Compared to existing research, DEMM-YOLO introduces innovative improvements in disease detection accuracy, data augmentation strategies, and module design. Traditional disease detection methods typically rely on real-world image data, the collection of which requires substantial human and material resources and is often hindered by issues like sample scarcity and data imbalance. Although previous studies have attempted to address these challenges through techniques such as data augmentation and transfer learning, problems like insufficient samples and interference from complex backgrounds remain. In contrast, this study effectively mitigates these issues by generating synthetic data, which enhances the detection capabilities for rare disease categories. Additionally, by incorporating innovative modules such as MFAM, DAT, and EEMA, the model’s robustness in complex backgrounds is significantly improved.
The model has made significant improvements, but some limitations remain. Detection accuracy tends to decrease under challenging environmental conditions, such as intense lighting, moving shadows, or changes in leaf angle. Additionally, blurred boundaries persist when the contrast between diseased and healthy areas is low. Although synthesizing multiple diseases on a single leaf helps display individual disease symptoms and generates more realistic images, it still struggles to fully capture the overlap of multiple diseases—an occurrence commonly seen in real-world scenarios. To address this, future research will focus on integrating real-world images of overlapping diseases, enhancing the model’s accuracy and utility.

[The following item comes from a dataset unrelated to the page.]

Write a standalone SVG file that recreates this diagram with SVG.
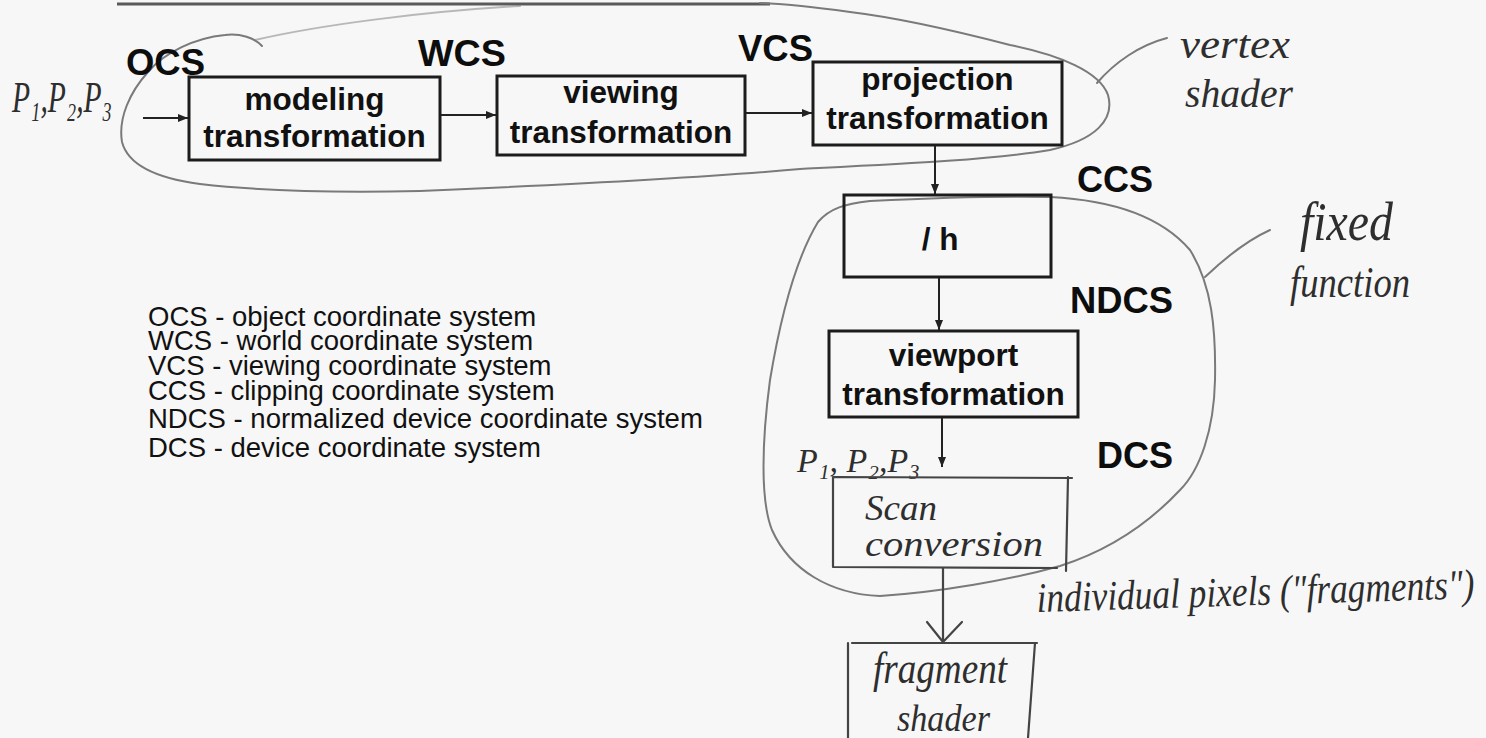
<svg xmlns="http://www.w3.org/2000/svg" width="1486" height="738" viewBox="0 0 1486 738">
<style>
.box{fill:none;stroke:#1c1c1c;stroke-width:3}
.bt{font-family:"Liberation Sans",Arial,sans-serif;font-weight:bold;font-size:31.5px;fill:#111;text-anchor:middle}
.lbl{font-family:"Liberation Sans",Arial,sans-serif;font-weight:bold;font-size:36px;fill:#0d0d0d}
.leg{font-family:"Liberation Sans",Arial,sans-serif;font-size:27.5px;fill:#111}
.arr{stroke:#222;stroke-width:2;fill:none}
.pen{fill:none;stroke:#7a7a7a;stroke-width:2;stroke-linecap:round;stroke-linejoin:round}
.penk{fill:none;stroke:#444;stroke-width:2.2;stroke-linecap:round;stroke-linejoin:round}
.hand{font-family:"Liberation Serif","DejaVu Serif",serif;font-style:italic;fill:#2e2e2e}
</style>
<defs>
<marker id="ah" markerUnits="userSpaceOnUse" markerWidth="11" markerHeight="9" refX="10" refY="4" orient="auto">
<path d="M0,0 L10,4 L0,8 z" fill="#222"/>
</marker>
</defs>
<rect width="1486" height="738" fill="#f7f7f7"/>
<line x1="117" y1="4" x2="770" y2="4" stroke="#5a5a5a" stroke-width="3"/>

<g id="annotations">
<path id="vertex-shader-outline" class="pen" d="M262 46 C255 38,240 33,225 35 C195 38,165 52,148 72 C130 92,118 118,122 142 C128 165,155 178,200 184 C260 191,330 193,420 191 C560 185,700 178,800 169 C900 164,990 160,1050 150 C1095 140,1115 120,1108 95 C1100 72,1060 55,1010 45 C960 32,900 18,850 12 C820 8,790 4,760 3"/>
<path class="pen" stroke-opacity="0.5" d="M255 40 C320 25,420 12,520 6"/>
<path class="pen" d="M1097 83 C1115 62,1140 45,1167 38"/>
<path id="fixed-function-outline" class="pen" d="M870 201 C930 198,1000 196,1050 197 C1110 200,1160 215,1190 250 C1212 285,1216 330,1215 380 C1214 430,1200 470,1180 490 C1150 522,1110 550,1060 566 C1010 580,940 592,880 596 C830 594,790 570,772 530 C760 500,762 440,770 380 C780 320,795 260,818 222 C830 208,845 204,870 201"/>
<path class="pen" d="M1205 277 C1225 258,1248 240,1270 230"/>
<text class="hand" x="1180" y="58" font-size="40" textLength="110" lengthAdjust="spacingAndGlyphs">vertex</text>
<text class="hand" x="1185" y="107" font-size="40" textLength="108" lengthAdjust="spacingAndGlyphs">shader</text>
<text class="hand" x="1300" y="240" font-size="54" textLength="93" lengthAdjust="spacingAndGlyphs">fixed</text>
<text class="hand" x="1290" y="297" font-size="44" textLength="120" lengthAdjust="spacingAndGlyphs">function</text>
<text class="hand" x="12" y="112" font-size="44" textLength="100" lengthAdjust="spacingAndGlyphs">P₁,P₂,P₃</text>
<text class="hand" x="797" y="472" font-size="34" textLength="123" lengthAdjust="spacingAndGlyphs">P₁, P₂,P₃</text>
<text class="hand" transform="translate(1037 612) rotate(-1.8) scale(1 1.2)" x="0" y="0" font-size="35" textLength="438" lengthAdjust="spacingAndGlyphs">individual pixels ("fragments")</text>
</g>

<g id="legend">
<text class="leg" x="148" y="326">OCS - object coordinate system</text>
<text class="leg" x="148" y="350">WCS - world coordinate system</text>
<text class="leg" x="148" y="375">VCS - viewing coordinate system</text>
<text class="leg" x="148" y="400">CCS - clipping coordinate system</text>
<text class="leg" x="148" y="428">NDCS - normalized device coordinate system</text>
<text class="leg" x="148" y="457">DCS - device coordinate system</text>
</g>

<g id="labels">
<text class="lbl" x="126" y="75" textLength="79" lengthAdjust="spacingAndGlyphs">OCS</text>
<text class="lbl" x="418" y="66" textLength="88" lengthAdjust="spacingAndGlyphs">WCS</text>
<text class="lbl" x="738" y="61" textLength="75" lengthAdjust="spacingAndGlyphs">VCS</text>
<text class="lbl" x="1077" y="192" textLength="76" lengthAdjust="spacingAndGlyphs">CCS</text>
<text class="lbl" x="1070" y="313" textLength="103" lengthAdjust="spacingAndGlyphs">NDCS</text>
<text class="lbl" x="1097" y="468" textLength="76" lengthAdjust="spacingAndGlyphs">DCS</text>
</g>

<g id="modeling">
<rect class="box" x="189" y="77" width="251" height="83"/>
<text class="bt" x="314.5" y="110">modeling</text>
<text class="bt" x="314.5" y="147">transformation</text>
</g>
<g id="viewing">
<rect class="box" x="497" y="76" width="248" height="79"/>
<text class="bt" x="621" y="103">viewing</text>
<text class="bt" x="621" y="143">transformation</text>
</g>
<g id="projection">
<rect class="box" x="813" y="62" width="249" height="83"/>
<text class="bt" x="937.5" y="90">projection</text>
<text class="bt" x="937.5" y="129">transformation</text>
</g>
<g id="divide-h">
<rect class="box" x="844" y="195" width="207" height="82"/>
<text class="bt" x="940" y="250">/ h</text>
</g>
<g id="viewport">
<rect class="box" x="829" y="331" width="249" height="86"/>
<text class="bt" x="953.5" y="366">viewport</text>
<text class="bt" x="953.5" y="405">transformation</text>
</g>
<g id="scan-conversion">
<path class="penk" d="M833 477 L1072 478 M1068 477 L1066 571 M833 567 L1057 568 M833 477 L833 567"/>
<text class="hand" x="865" y="520" font-size="36" textLength="72" lengthAdjust="spacingAndGlyphs">Scan</text>
<text class="hand" x="865" y="556" font-size="36" textLength="178" lengthAdjust="spacingAndGlyphs">conversion</text>
</g>
<g id="fragment-shader">
<path class="penk" d="M852 643 L1037 643 M848 643 L848 738 M1035 643 L1028 738"/>
<text class="hand" x="873" y="683" font-size="44" textLength="134" lengthAdjust="spacingAndGlyphs">fragment</text>
<text class="hand" x="897" y="731" font-size="38" textLength="93" lengthAdjust="spacingAndGlyphs">shader</text>
</g>

<g id="connectors">
<line class="arr" x1="143" y1="118" x2="188" y2="118" marker-end="url(#ah)"/>
<line class="arr" x1="441" y1="115" x2="496" y2="115" marker-end="url(#ah)"/>
<line class="arr" x1="746" y1="113" x2="812" y2="113" marker-end="url(#ah)"/>
<line class="arr" x1="935" y1="146" x2="935" y2="194" marker-end="url(#ah)"/>
<line class="arr" x1="939" y1="278" x2="939" y2="330" marker-end="url(#ah)"/>
<line class="arr" x1="942" y1="418" x2="942" y2="467" marker-end="url(#ah)"/>
<path class="penk" d="M943 568 L943 642 M927 622 L943 642 L962 622"/>
</g>
</svg>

We aim to leverage the DALL-E model to generate images with multiple crop disease types, thereby improving the model’s ability to detect a broader range of diseases and better handle the complex, overlapping disease patterns encountered in actual field conditions.
5. Conclusions
This study introduces the DEMM-YOLO approach for cotton leaf disease detection, which integrates synthetic image generation using an LLM with architectural enhancements to improve performance. To address data imbalance, particularly for rare disease categories, we leveraged OpenAI’s DALL-E to generate synthetic images, effectively enriching the dataset and enhancing the model’s generalization capability in few-shot scenarios. To handle challenges like varying lesion scales and irregular spatial distributions, we designed an MFAM model that combines multi-scale semantic information through a lightweight multi-branch structure. Additionally, we incorporated the DAT into the C2PSA module to overcome the limitations of fixed receptive fields, allowing the model to focus dynamically on lesions in complex backgrounds. The EEMA mechanism further improved the model’s feature representation by combining grouped features, multi-scale parallelism, and cross-spatial interaction. Finally, the use of the MPDIoU loss function enhanced bounding box regression accuracy and accelerated model convergence. Experimental results show that DEMM-YOLO delivers better performance with 94.8% precision, 93.1% recall, and 96.7% mAP@0.5. Compared to mainstream models such as YOLOv5s, YOLOv6s, YOLOv8s, and even recent versions like YOLOv10s and YOLOv12s, our model shows more balanced and consistently high performance across key metrics. Despite a slightly lower precision than RT-DETR and YOLOv10s, DEMM-YOLO outperforms them in overall detection stability and computational efficiency, achieving 81.5 FPS and maintaining a lightweight size of 20.1 MB. These results confirm DEMM-YOLO’s strong potential for real-world deployment in precision agriculture and intelligent disease monitoring systems.